Ce à quoi nous pourrions répondre :
→ Il n’est pas question de croyance : il est question de faits et d’expériences scientifiques,
→ Ce n’est pas parce qu’un « truc » permet facilement de créer un phénomène que ce truc rend compte nécessairement de l’ensemble des causes pouvant mener à ce type de phénomène,
→ Henri Broch n’est pas un parapsychologue ou un scientifique travaillant sur ces questions. Comme indiqué sur le site l’université Sophia-Antipolis, le paranormal n’est pour Henri Broch qu’un « support motivant » pour diffuser la pensée scientifique. Henri Broch use fréquemment dans les médias de ce décalage permettant de laisser croire au téléspectateur qu’il effectue des recherches scientifiques en ce domaine.
→ Il existe de nombreuses expériences scientifiques mettant en évidence des effets qui pourraient être qualifiés de « paranormaux, en conditions contrôlées, et qu’il importe d’expliquer. Porter un tel jugement comme le fait Henri Broch revient à dénier le travail de l’ensemble des scientifiques dans ce champ de recherche. Ce travail de déni repose qui plus est sur le fait de donner l’impression d’être en contact avec les laboratoires travaillant sur ces questions, ce qui est faux. C’est là un travail de désinformation classique du pseudo-scepticisme qui consiste à nier l’existence scientifique des travaux scientifiques de qualité dans ce domaine.

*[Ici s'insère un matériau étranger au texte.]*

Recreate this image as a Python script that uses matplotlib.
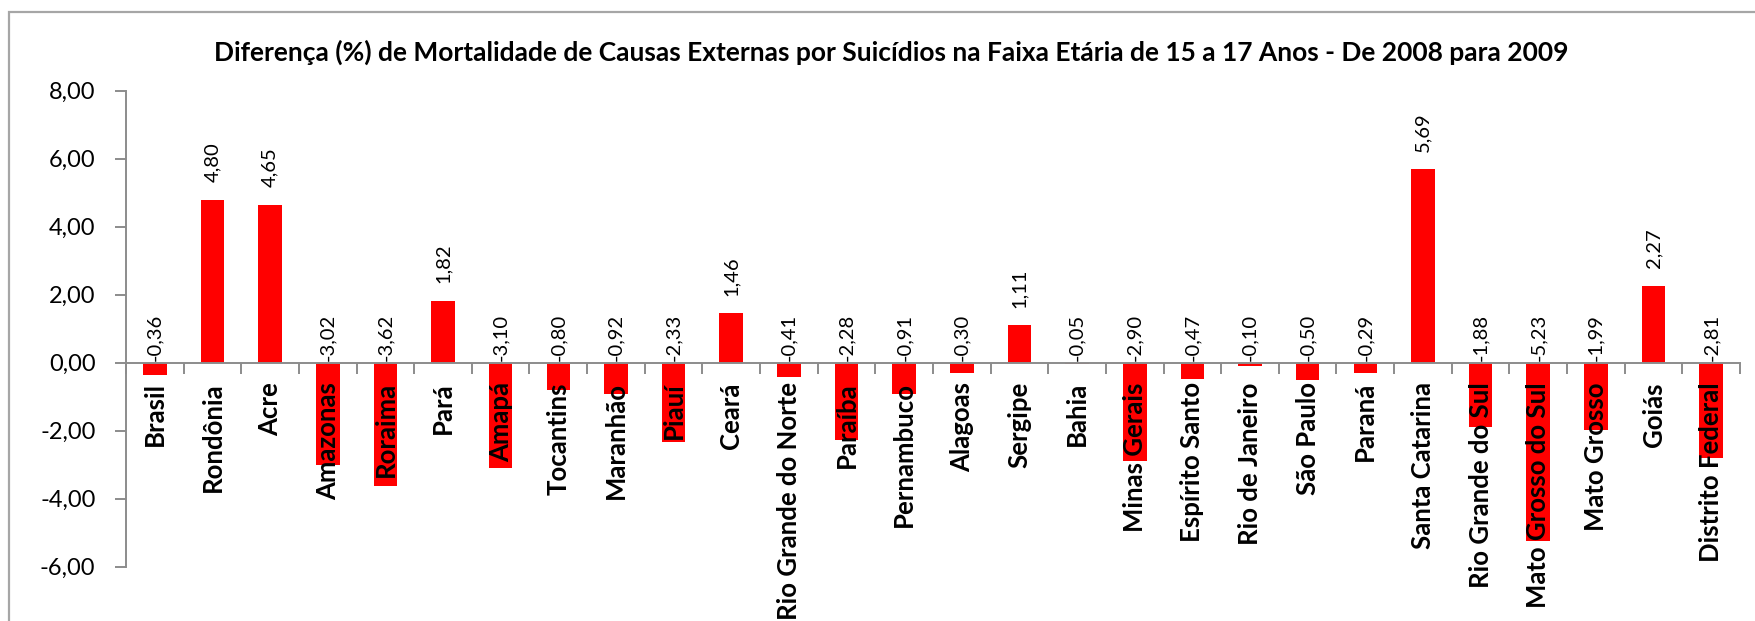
import matplotlib
matplotlib.use("Agg")
import matplotlib.pyplot as plt
from matplotlib.patches import Rectangle
from matplotlib.ticker import FixedLocator, FuncFormatter

plt.rcParams["font.family"] = ["Lato", "DejaVu Sans"]

title = ("Diferença (%) de Mortalidade de Causas Externas por Suicídios "
         "na Faixa Etária de 15 a 17 Anos - De 2008 para 2009")

regions = [
    "Brasil", "Rondônia", "Acre", "Amazonas", "Roraima", "Pará", "Amapá",
    "Tocantins", "Maranhão", "Piauí", "Ceará", "Rio Grande do Norte",
    "Paraíba", "Pernambuco", "Alagoas", "Sergipe", "Bahia", "Minas Gerais",
    "Espírito Santo", "Rio de Janeiro", "São Paulo", "Paraná",
    "Santa Catarina", "Rio Grande do Sul", "Mato Grosso do Sul",
    "Mato Grosso", "Goiás", "Distrito Federal",
]
diff_pct = [
    -0.36, 4.80, 4.65, -3.02, -3.62, 1.82, -3.10,
    -0.80, -0.92, -2.33, 1.46, -0.41,
    -2.28, -0.91, -0.30, 1.11, -0.05, -2.90,
    -0.47, -0.10, -0.50, -0.29,
    5.69, -1.88, -5.23,
    -1.99, 2.27, -2.81,
]
y_ticks = [-6, -4, -2, 0, 2, 4, 6, 8]

W, H = 1756, 621
fig = plt.figure(figsize=(W / 100, H / 100), dpi=100)
fig.patch.set_facecolor("white")

# outer chart border
fig.patches.append(Rectangle((9 / W, -0.1), 1.2, 1 - 12 / H + 0.1,
                             transform=fig.transFigure, fill=False,
                             edgecolor="#a6a6a6", linewidth=1.6))

ax = fig.add_axes([126 / W, 1 - 566.7 / H, (1740 - 126) / W, (566.7 - 90.7) / H])
ax.set_facecolor("none")
ax.set_axisbelow(False)

n = len(regions)
xs = list(range(n))
ax.bar(xs, diff_pct, width=0.41, color="#ff0000", zorder=2)

ax.set_xlim(-0.5, n - 0.5)
ax.set_ylim(-6, 8)

axis_gray = "#8c8c8c"
for side in ("top", "right"):
    ax.spines[side].set_visible(False)
ax.spines["left"].set_color(axis_gray)
ax.spines["left"].set_linewidth(1.4)
ax.spines["bottom"].set_position(("data", 0))
ax.spines["bottom"].set_color(axis_gray)
ax.spines["bottom"].set_linewidth(1.4)
ax.spines["bottom"].set_zorder(3)

# y axis
ax.yaxis.set_major_locator(FixedLocator(y_ticks))
ax.yaxis.set_major_formatter(FuncFormatter(lambda v, p: f"{v:.2f}".replace(".", ",")))
ax.tick_params(axis="y", direction="out", length=8, width=1.4, color=axis_gray,
               pad=14, labelsize=17, labelcolor="black")

# x axis: boundary ticks, labels at category centres
ax.xaxis.set_major_locator(FixedLocator([i + 0.5 for i in range(-1, n)]))
ax.xaxis.set_major_formatter(FuncFormatter(lambda v, p: ""))
ax.xaxis.set_minor_locator(FixedLocator(xs))
ax.set_xticklabels(regions, minor=True, rotation=90, fontsize=18.5,
                   fontweight="bold", va="top", ha="center")
ax.tick_params(axis="x", which="major", direction="out", length=8, width=1.4,
               color=axis_gray)
ax.tick_params(axis="x", which="minor", length=0, pad=14, labelcolor="black")

# value labels
for x, v in zip(xs, diff_pct):
    txt = f"{v:.2f}".replace(".", ",")
    if v >= 0:
        ax.annotate(txt, (x, v), xytext=(0, 12.5), textcoords="offset points",
                    rotation=90, ha="center", va="bottom", fontsize=14.5,
                    color="black", zorder=4)
    else:
        ax.annotate(txt, (x, 0), xytext=(0, 1.2), textcoords="offset points",
                    rotation=90, ha="center", va="bottom", fontsize=14.5,
                    color="black", zorder=4)

fig.text(891 / W, 1 - 52 / H, title, ha="center", va="center",
         fontsize=19, fontweight="bold", color="black")

fig.savefig("out.png", dpi=100)
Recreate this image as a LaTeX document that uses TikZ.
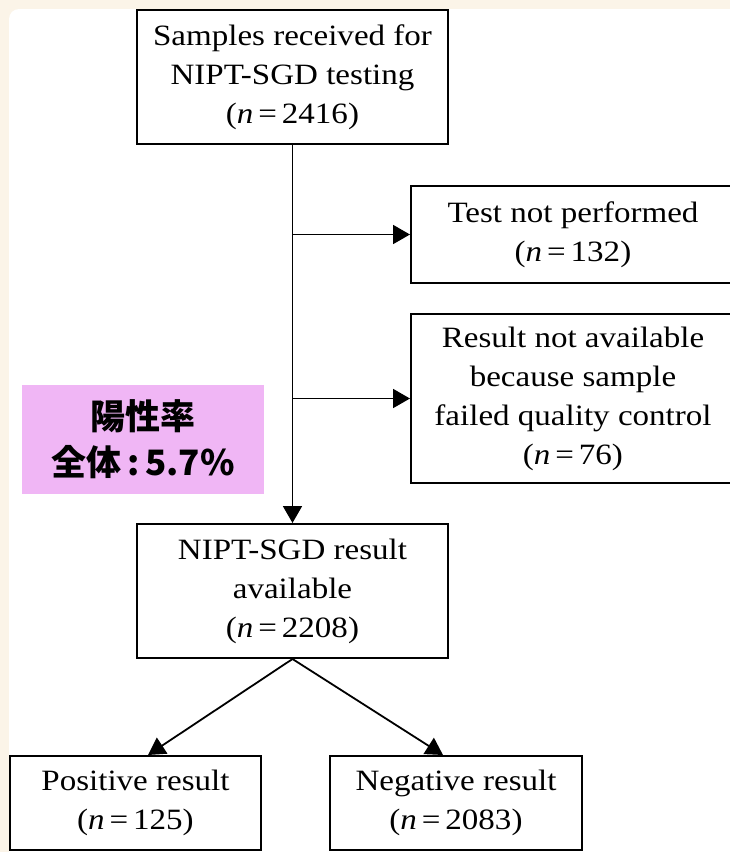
\documentclass[tikz,border=0pt]{standalone}
\usepackage{fontspec}
\setmainfont{Liberation Serif}[FakeStretch=1.12]
\newfontfamily\cjkfont{Noto Sans CJK JP}
\usetikzlibrary{arrows.meta}
\definecolor{lilac}{HTML}{F0B6F5}
\definecolor{cream}{HTML}{FBF4E8}

\tikzset{
  flowbox/.style={draw, line width=2pt, align=center, inner sep=0pt,
    font=\fontsize{29.5}{39}\selectfont},
  link/.style={line width=1.8pt, -{Triangle[length=17pt, width=19pt]}},
}

\begin{document}
\begin{tikzpicture}[x=1pt, y=-1pt]

  % Page and card
  \useasboundingbox (0,0) rectangle (730,852);
  \fill[cream] (0,0) rectangle (730,852);
  \fill[white, rounded corners=10pt] (9,9) rectangle (770,890);

  % Boxes
  \node[flowbox, minimum width=311pt, minimum height=134pt] (samples) at (292.5,77)
    {Samples received for\\NIPT-SGD testing\\({\itshape n}\,=\,2416)};
  \node[flowbox, minimum width=324pt, minimum height=97pt] (notperf) at (573,234.5)
    {Test not performed\\({\itshape n}\,=\,132)};
  \node[flowbox, minimum width=324pt, minimum height=169pt] (failed) at (573,398.5)
    {Result not available\\because sample\\failed quality control\\({\itshape n}\,=\,76)};
  \node[flowbox, minimum width=311pt, minimum height=134pt] (available) at (292.5,591)
    {NIPT-SGD result\\available\\({\itshape n}\,=\,2208)};
  \node[flowbox, minimum width=251pt, minimum height=94pt] (positive) at (135.5,803)
    {Positive result\\({\itshape n}\,=\,125)};
  \node[flowbox, minimum width=252pt, minimum height=94pt] (negative) at (456,803)
    {Negative result\\({\itshape n}\,=\,2083)};

  % Positive rate note
  \node[fill=lilac, minimum width=242pt, minimum height=109pt, align=center,
    font=\cjkfont\bfseries\fontsize{35}{46}\selectfont] (rate) at (143,439.5)
    {陽性率\\全体\,:\,5.7\%};

  % Connectors
  \coordinate (split1) at (samples.south |- notperf.west);
  \coordinate (split2) at (samples.south |- failed.west);
  \draw[link] (samples.south) -- (available.north);
  \draw[link] (split1) -- (notperf.west);
  \draw[link] (split2) -- (failed.west);
  \draw[link] (available.south) -- ([xshift=12.5pt]positive.north);
  \draw[link] (available.south) -- ([xshift=-13pt]negative.north);

\end{tikzpicture}
\end{document}
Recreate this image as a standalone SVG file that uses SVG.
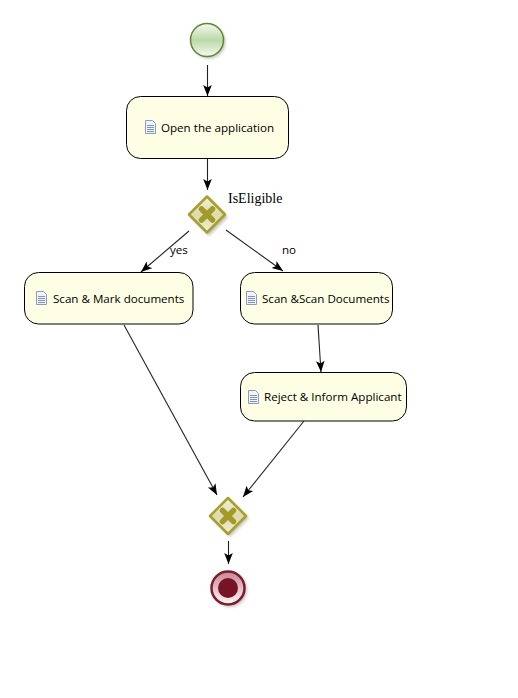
<svg xmlns="http://www.w3.org/2000/svg" width="518" height="698" viewBox="0 0 518 698">
<style>
.task{fill:#fefee4;stroke:#000;stroke-width:1}
.lbl{font-family:"Open Sans","Noto Sans",sans-serif;font-size:11.600px;fill:#000}
.gw{fill:url(#gwFill);stroke:#a89f2e;stroke-width:2.500;stroke-linejoin:round}
.x{fill:none;stroke:#a39a2a;stroke-width:5.500;stroke-linecap:round}
.c{fill:none;stroke:#222;stroke-width:1.100;marker-end:url(#arr)}
</style>
<defs>
<marker id="arr" markerUnits="userSpaceOnUse" markerWidth="13" markerHeight="13" refX="11" refY="5.500" orient="auto"><path d="M0,1.200L11,5.500L0,9.800L2.500,5.500Z" fill="#000"/></marker>
<linearGradient id="sFill" x1="0" y1="0" x2="0" y2="1"><stop offset="0" stop-color="#f4faf0"/><stop offset=".5" stop-color="#bcd8a8"/><stop offset="1" stop-color="#f4faf0"/></linearGradient>
<linearGradient id="gwFill" x1="0" y1="0" x2="0" y2="1"><stop offset="0" stop-color="#f2f2d8"/><stop offset=".5" stop-color="#dcdcae"/><stop offset="1" stop-color="#f0f0d2"/></linearGradient>
<linearGradient id="eFill" x1="0" y1="0" x2="0" y2="1"><stop offset="0" stop-color="#c98592"/><stop offset="1" stop-color="#fff8f8"/></linearGradient>
<filter id="sh" x="-30%" y="-30%" width="170%" height="170%"><feGaussianBlur stdDeviation="1.500"/></filter>
<g id="doc"><path d="M0.500,0.500H7.500L10.500,3.500V13.500H0.500Z" fill="#f0f3fa" stroke="#8a9bbd"/><path d="M2,5.500H9M2,7.500H9M2,9.500H9M2,11.500H9" stroke="#7f92b8" fill="none"/></g>
</defs>
<g id="connectors">
<path class="c" d="M207.500,65V96"/>
<path class="c" d="M207.500,158V190"/>
<path class="c" d="M189,231L141,272"/>
<path class="c" d="M226,230L283,271"/>
<path class="c" d="M318,325L321,372"/>
<path class="c" d="M124,325L217,495"/>
<path class="c" d="M304,421L243,497"/>
<path class="c" d="M228.500,541V564"/>
</g>
<g id="start"><circle cx="209" cy="42" r="16.500" fill="#888" opacity=".5" filter="url(#sh)"/><circle cx="207" cy="40" r="16.500" fill="url(#sFill)" stroke="#64852f" stroke-width="1.500"/></g>
<g id="task-open"><rect class="task" x="126.500" y="96.500" width="162" height="62" rx="14"/><use href="#doc" x="145" y="120"/><text class="lbl" x="161" y="132">Open the application</text></g>
<g id="gateway-1"><path d="M209,198L228,217L209,236L190,217Z" fill="#888" opacity=".5" filter="url(#sh)"/><path class="gw" d="M207,196.500L225,214.500L207,232.500L189,214.500Z"/><path class="x" d="M201.500,209L212.500,220M212.500,209L201.500,220"/><text x="228" y="203" font-family="'Liberation Serif',serif" font-size="14" fill="#000">IsEligible</text></g>
<text class="lbl" x="170" y="254">yes</text>
<text class="lbl" x="282" y="254">no</text>
<g id="task-mark"><rect class="task" x="24.500" y="272.500" width="168.500" height="51.500" rx="14"/><use href="#doc" x="36" y="291"/><text class="lbl" x="53" y="303">Scan &amp; Mark documents</text></g>
<g id="task-scan"><rect class="task" x="240.500" y="272.500" width="152" height="51.500" rx="14"/><use href="#doc" x="246" y="291"/><text class="lbl" x="262" y="303">Scan &amp;Scan Documents</text></g>
<g id="task-reject"><rect class="task" x="240.500" y="372.500" width="166" height="48.500" rx="14"/><use href="#doc" x="248" y="390"/><text class="lbl" x="264" y="401">Reject &amp; Inform Applicant</text></g>
<g id="gateway-2"><path d="M230,499L249,518L230,537L211,518Z" fill="#888" opacity=".5" filter="url(#sh)"/><path class="gw" d="M228,498L246,516L228,534L210,516Z"/><path class="x" d="M222.500,510.500L233.500,521.500M233.500,510.500L222.500,521.500"/></g>
<g id="end"><circle cx="230" cy="590" r="17" fill="#888" opacity=".5" filter="url(#sh)"/><circle cx="228" cy="588" r="16.500" fill="url(#eFill)" stroke="#7a1e2e" stroke-width="2.500"/><circle cx="228" cy="588" r="10" fill="#761426"/></g>
</svg>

Or, nous constatons que ce type d’oppositions est classique dans les médias. Elles ne mènent nulle part car chacun campe sur ses croyances. Il en est certainement de même chez les téléspectateurs : cette façon de traiter ce sujet maintient et encourage ce clivage entre d’un côté des amateurs qui s’intéressent à ces phénomènes et des sceptiques qui proposent des arguments erronés et ne rendant pas compte de ce que rencontrent les amateurs du paranormal. Le seul moyen d’éviter ce type d’écueil consiste à consulter les scientifiques et les expériences de ce domaine.